Okay, I’m probably not the best person to talk on behalf of Microsoft’s consumers as I don’t actually touch anything Microsoft apart from Internet Explorer to test sites in. The reason I’m not is because of this same question that remains unanswered. Why won’t they listen to consumers? In particular web developers: Why does Outlook not support all CSS and why doesn’t IE follow W3C standards?
We’re really not asking a lot. In fact we want to save them time and money in the long run. Microsoft needs to learn that it doesn’t need to do everything itself and open source projects such as Mozilla and WebKit are there for the taking. They just need to pick them up and they’re ready to go. What puzzles me about it all is it’s not a difficult thing for Microsoft to adopt one of these browser engines and build on them. They’re already more secure then IE will ever be, they work with WC3 standards and they don’t need to spend their money on developing something that seems like it will never actually be competitive with other browsers. They have the oldest and slowest browser on the market. See the results below from Peacekeeper.
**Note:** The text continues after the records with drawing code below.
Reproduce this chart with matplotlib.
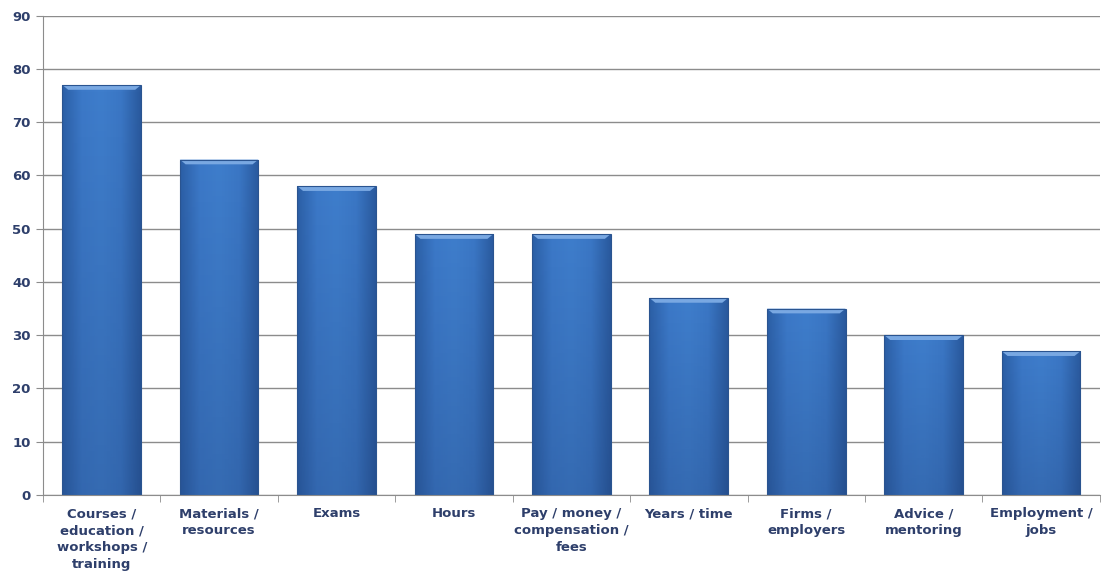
import matplotlib.pyplot as plt
import numpy as np
from matplotlib.patches import Polygon
from matplotlib.colors import LinearSegmentedColormap

categories = ['Courses /\neducation /\nworkshops /\ntraining', 'Materials /\nresources', 'Exams',
              'Hours', 'Pay / money /\ncompensation /\nfees', 'Years / time', 'Firms /\nemployers',
              'Advice /\nmentoring', 'Employment /\njobs']
values = [77, 63, 58, 49, 49, 37, 35, 30, 27]

label_color = '#2E3F6B'
plt.rcParams['font.family'] = ['DejaVu Sans']

fig = plt.figure(figsize=(11.02, 5.85), dpi=100)
ax = fig.add_axes([0.039, 0.154, 0.959, 0.819])

x = np.arange(len(values))
width = 0.67
bars = ax.bar(x, values, width=width, color='#3B74C2', edgecolor='#2A5490', linewidth=0.8, zorder=2)

# horizontal shading inside each bar
cmap = LinearSegmentedColormap.from_list('bevel', ['#2C5FA6', '#3C79C8', '#3F7ECC', '#3B77C5', '#2A5A9E'])
grad = np.linspace(0, 1, 256).reshape(1, -1)
vshade = LinearSegmentedColormap.from_list('vs', [(0.1, 0.2, 0.4, 0.25), (0.1, 0.2, 0.4, 0.0)])
vgrad = np.linspace(0, 1, 256).reshape(-1, 1)
for b in bars:
    x0, w, h = b.get_x(), b.get_width(), b.get_height()
    im = ax.imshow(grad, cmap=cmap, aspect='auto', extent=[x0, x0 + w, 0, h], zorder=2.1)
    im.set_clip_path(b)
    im2 = ax.imshow(vgrad, cmap=vshade, aspect='auto', extent=[x0, x0 + w, 0, h],
                    origin='lower', zorder=2.15)
    im2.set_clip_path(b)
    # top bevel
    d = 0.05
    top = Polygon([[x0, h], [x0 + w, h], [x0 + w - d, h - 0.9], [x0 + d, h - 0.9]],
                  closed=True, facecolor='#79A8E2', edgecolor='none', zorder=2.2)
    ax.add_patch(top)
    b.set_zorder(2.3)
    b.set_facecolor('none')

ax.set_xlim(-0.5, len(values) - 0.5)
ax.set_ylim(0, 90)
ax.set_yticks(np.arange(0, 91, 10))
ax.yaxis.grid(True, color='#8C8C8C', linewidth=1.0, zorder=0)
ax.set_axisbelow(True)

ax.set_xticks(x)
ax.set_xticklabels(categories, fontsize=9.5, fontweight='bold', color=label_color, linespacing=1.4)
ax.set_xticks(np.arange(-0.5, len(values), 1), minor=True)
ax.tick_params(axis='x', which='major', length=0, pad=9)
ax.tick_params(axis='x', which='minor', length=5, color='#8C8C8C', direction='out')
ax.tick_params(axis='y', length=5, color='#8C8C8C', labelsize=9.5, labelcolor=label_color, pad=4)
for lbl in ax.get_yticklabels():
    lbl.set_fontweight('bold')

for s in ['top', 'right']:
    ax.spines[s].set_visible(False)
ax.spines['left'].set_color('#8C8C8C')
ax.spines['bottom'].set_color('#8C8C8C')

fig.savefig('out.png', dpi=100)
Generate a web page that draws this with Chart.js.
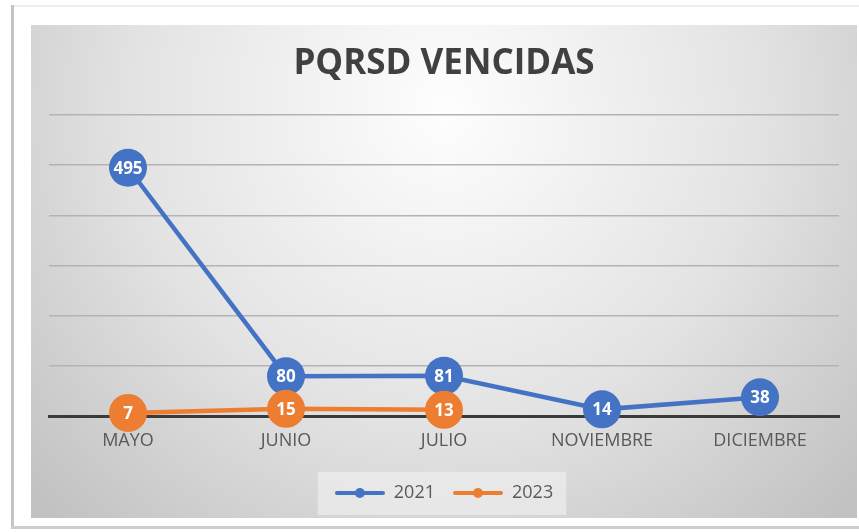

They’re pretty dismal results, clearly the browser has passed it’s use by. There has been call outs everywhere for Microsoft to adopt one of the many browser engines yet they just flat out refuse to do it.
Internet Explorer is not the only product that they’re refusing to make web developer/user friendly and follow the standards. Outlook does not fully support CSS. Anyone who has ever made a HTML campaign with CSS will know how impossible it is to format and do the simplest thing without it looking like scrambled eggs in recent versions of Outlook. This inspired the wonderful fixoutlook.org. Back in 2000 they supported HTML now they’re using some terrible Word engine and for what? Here’s where I’m coming from, at what point do WORD and HTML even meet up. It doesn’t make sense. Why would you use a Word processor to render HTML? I don’t think this needs an explanation at all. It’s pretty straight forward, render HTML with a browser style engine, that’s what they’re built for.
So they say they’re listening, but I’m not sure that they are. The letter on this link doesn’t make sense. It shouldn’t even be a hard decision, support HTML, support standards. They’re there for a reason.
Feel free to have your say, I just wanted to share my opinion.